BRIEF DESCRIPTION OF THE DRAWINGS

Preferred embodiments are depicted in the accompanying drawings, in which:

FIG. 1A depicts an embodiment of a coupling system;

FIG. 1B is a sectional view of parts of the coupling system of FIG. 1A;

FIG. 1C is an enlarged view of part A of FIG. 1B;

FIG. 2A is a sectional view of an embodiment of a coupling system;

FIG. 2B is an outside view of the coupling system of FIG. 2A;

FIG. 3A is a sectional view of an embodiment of a coupling system preventing any relative movement between two pipe ends;

FIG. 3B is a sectional view of an embodiment of a coupling system allowing for some relative movement between pipe ends;

FIG. 4 is a perspective view of an embodiment of a coupling system;

FIG. 5 is a sectional view of the coupling system of FIG. 4;

FIG. 6A is a perspective view of an embodiment of a coupling system comprising a sleeve member;

FIG. 6B is a partial sectional view of the coupling system of FIG. 6A;

FIG. 7A is a perspective view of an embodiment of a coupling system comprising a sleeve member; and

FIG. 7B is a partial sectional view of the coupling system of FIG. 7A;

Like parts are denoted with like reference signs throughout the figure.

FIG. 1A is an outside side view of an embodiment of a coupling system 1.

The system 1 comprises a frame 10 which can adopt an open and a closed position. FIG. 1A shows the closed condition of frame 10 wherein the two pipe ends 2, 3 are housed in the frame 10. The coupling system 1 couples a first pipe end 2 and a second pipe end 3 so as to continue the pipeline lumen.

FIG. 1B is a sectional view of some essential parts of the coupled state of the coupling system 1 depicted in FIG. 1A.

In the case of the embodiment depicted in FIGS. 1A to 1C, the first and the second pipe ends 2, 3 are themselves not part of the coupling system 1. However, the invention also comprises embodiments wherein one or both of the pipe ends are a part of the coupling system, i.e. wherein the coupling system comprises one or two pipe ends.

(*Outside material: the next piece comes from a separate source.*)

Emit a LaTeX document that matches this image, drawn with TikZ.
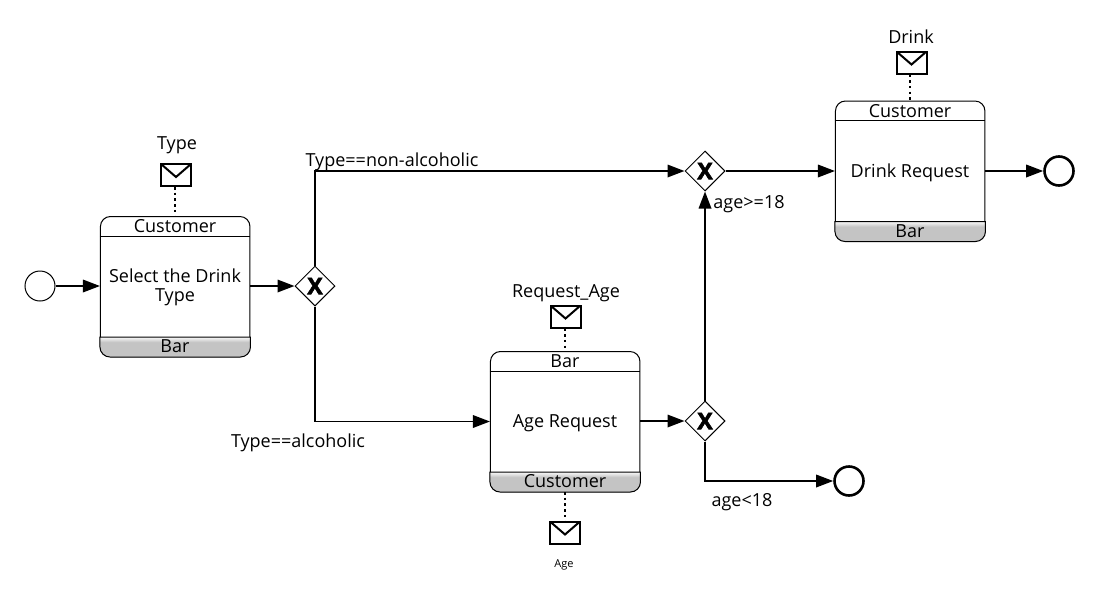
\documentclass[tikz,border=0pt]{standalone}
\usepackage{fontspec}
\setmainfont{Open Sans}
\newfontfamily\gatefont[BoldFeatures={FakeBold=2.5}]{Open Sans}
\usetikzlibrary{shapes.geometric,arrows.meta}

\definecolor{bandgray}{HTML}{C4C4C4}
\pgfdeclareverticalshading{bandshade}{100bp}{color(0bp)=(bandgray); color(62bp)=(bandgray); color(75bp)=(white!90!bandgray); color(100bp)=(white)}

\tikzset{
    taskbox/.style={draw=black,fill=white,line width=1pt,rounded corners=10pt,minimum width=149.5pt,minimum height=140pt,inner sep=0pt,align=center},
    tasklabel/.style={inner sep=0pt,anchor=center},
    band/.style={draw=black,line width=1pt,shade,shading=bandshade},
    headline/.style={draw=black,line width=1pt},
    startevent/.style={draw=black,fill=white,circle,line width=1pt,minimum size=30pt,inner sep=0pt},
    endevent/.style={draw=black,fill=white,circle,line width=2.6pt,minimum size=29pt,inner sep=0pt},
    gateway/.style={draw=black,fill=white,diamond,line width=1pt,minimum size=40pt,inner sep=0pt,font=\fontsize{23}{23}\gatefont\bfseries},
    envelope/.style={draw=black,fill=white,rectangle,line width=2pt,minimum width=30pt,minimum height=22pt,inner sep=0pt,
        path picture={\draw[line width=2pt] (path picture bounding box.north west) -- ([yshift=-13pt]path picture bounding box.north) -- (path picture bounding box.north east);}},
    flow/.style={draw=black,line width=1.8pt,-{Triangle[length=17pt,width=12.5pt]}},
    assoc/.style={draw=black,line width=2.2pt,dash pattern=on 2.5pt off 3.2pt},
    flowlabel/.style={inner sep=0pt,anchor=center},
    every node/.style={font=\fontsize{18}{18.5}\selectfont}
}

\begin{document}
\begin{tikzpicture}[x=1pt,y=-1pt]

    \useasboundingbox (0,0) rectangle (1098,592);

    % these are the tasks
    \node[taskbox] (select) at (175.2,286.5) {};
    \node[taskbox] (age) at (565.2,421.5) {};
    \node[taskbox] (drink) at (910.2,171) {};

    \draw[headline] ([yshift=-20pt]select.north west) -- ([yshift=-20pt]select.north east);
    \draw[headline] ([yshift=-20pt]age.north west) -- ([yshift=-20pt]age.north east);
    \draw[headline] ([yshift=-20pt]drink.north west) -- ([yshift=-20pt]drink.north east);

    \draw[band] ([yshift=20pt]select.south west) [rounded corners=10pt] -- (select.south west) -- (select.south east) [sharp corners] -- ([yshift=20pt]select.south east) -- cycle;
    \draw[band] ([yshift=20pt]age.south west) [rounded corners=10pt] -- (age.south west) -- (age.south east) [sharp corners] -- ([yshift=20pt]age.south east) -- cycle;
    \draw[band] ([yshift=20pt]drink.south west) [rounded corners=10pt] -- (drink.south west) -- (drink.south east) [sharp corners] -- ([yshift=20pt]drink.south east) -- cycle;

    \node[tasklabel,align=center] (selecttext) at (175,287.5) {Select the Drink\\Type};
    \node[tasklabel] (agetext) at (565,423) {Age Request};
    \node[tasklabel] (drinktext) at (910,173) {Drink Request};

    \node[tasklabel] (selecttop) at (175,226.5) {Customer};
    \node[tasklabel] (selectbottom) at (175,346.5) {Bar};
    \node[tasklabel] (agetop) at (565,361.5) {Bar};
    \node[tasklabel] (agebottom) at (565,481.5) {Customer};
    \node[tasklabel] (drinktop) at (910,111.5) {Customer};
    \node[tasklabel] (drinkbottom) at (910,231.5) {Bar};

    % these are the events and gateways
    \node[startevent] (start) at (40,286) {};
    \node[endevent] (endone) at (1059,171) {};
    \node[endevent] (endtwo) at (849,481) {};
    \node[gateway] (typegate) at (315,286) {X};
    \node[gateway] (joingate) at (705,171) {X};
    \node[gateway] (agegate) at (705,421) {X};

    % these are the messages
    \node[envelope] (typemsg) at (176,175) {};
    \node[envelope] (requestmsg) at (565.5,316.5) {};
    \node[envelope] (agemsg) at (565,532.5) {};
    \node[envelope] (drinkmsg) at (911.5,62.5) {};

    \draw[assoc] (select.north |- typemsg.south) -- (select.north);
    \draw[assoc] (age.north |- requestmsg.south) -- (age.north);
    \draw[assoc] (age.south) -- (age.south |- agemsg.north);
    \draw[assoc] (drink.north |- drinkmsg.south) -- (drink.north);

    \node[flowlabel] (typelabel) at (177,145.5) {Type};
    \node[flowlabel] (requestlabel) at (566,293.5) {Request\_Age};
    \node[flowlabel,font=\fontsize{11}{13}\selectfont] (agelabel) at (564,564.5) {Age};
    \node[flowlabel] (drinklabel) at (911,36.5) {Drink};

    % these are the flows
    \draw[flow] (start) -- (select.west |- start);
    \draw[flow] (select.east |- typegate) -- (typegate);
    \draw[flow] (typegate) |- (joingate);
    \draw[flow] (typegate) |- (age.west);
    \draw[flow] (age.east |- agegate) -- (agegate);
    \draw[flow] (agegate) -- (joingate);
    \draw[flow] (agegate) |- (endtwo);
    \draw[flow] (joingate) -- (drink.west |- joingate);
    \draw[flow] (drink.east |- endone) -- (endone);

    \node[flowlabel] (nonalcohol) at (392,162) {Type==non-alcoholic};
    \node[flowlabel] (alcohol) at (298,443) {Type==alcoholic};
    \node[flowlabel] (adult) at (749,204) {age>=18};
    \node[flowlabel] (minor) at (742,502) {age<18};

\end{tikzpicture}
\end{document}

The frame 10 comprises a first restrictor part 11 and a second restrictor part 12. The first and second restrictor parts 11, 12 are integrally formed with the frame 10 and extend annularly along the inner circumference of the frame 10. However, the present invention also comprises embodiments wherein the restrictor parts are provided as separate members which are not part of the frame.

The first restrictor part 11 is configured to abut against the first protrusion 20 of the first pipe end 2, whereas the second restrictor part 12 is configured to abut against a second protrusion 30 of the second pipe end 3. The pipe ends 2, 3 are limited in moving away from each other any further in the pipeline direction D by an abutment of the protrusions 20, 30 against the first and second restrictor part 11, 12, respectively.

FIG. 1C is an enlarged view of the part of FIG. 1B denoted with the arrow labelled ‘A’ in FIG. 1B. There is no need to

use an adhesive and/or a solvent to mount a coupling system 1 as a movement away from each other of the pipe ends 2, 3 in the pipeline direction D is prevented by the abutment of the protrusions 20, 30 and the restrictor parts 11, 12. This makes it particularly environment-friendly. It also reduces manufacturing costs, as well as manhours required to mount the coupling system.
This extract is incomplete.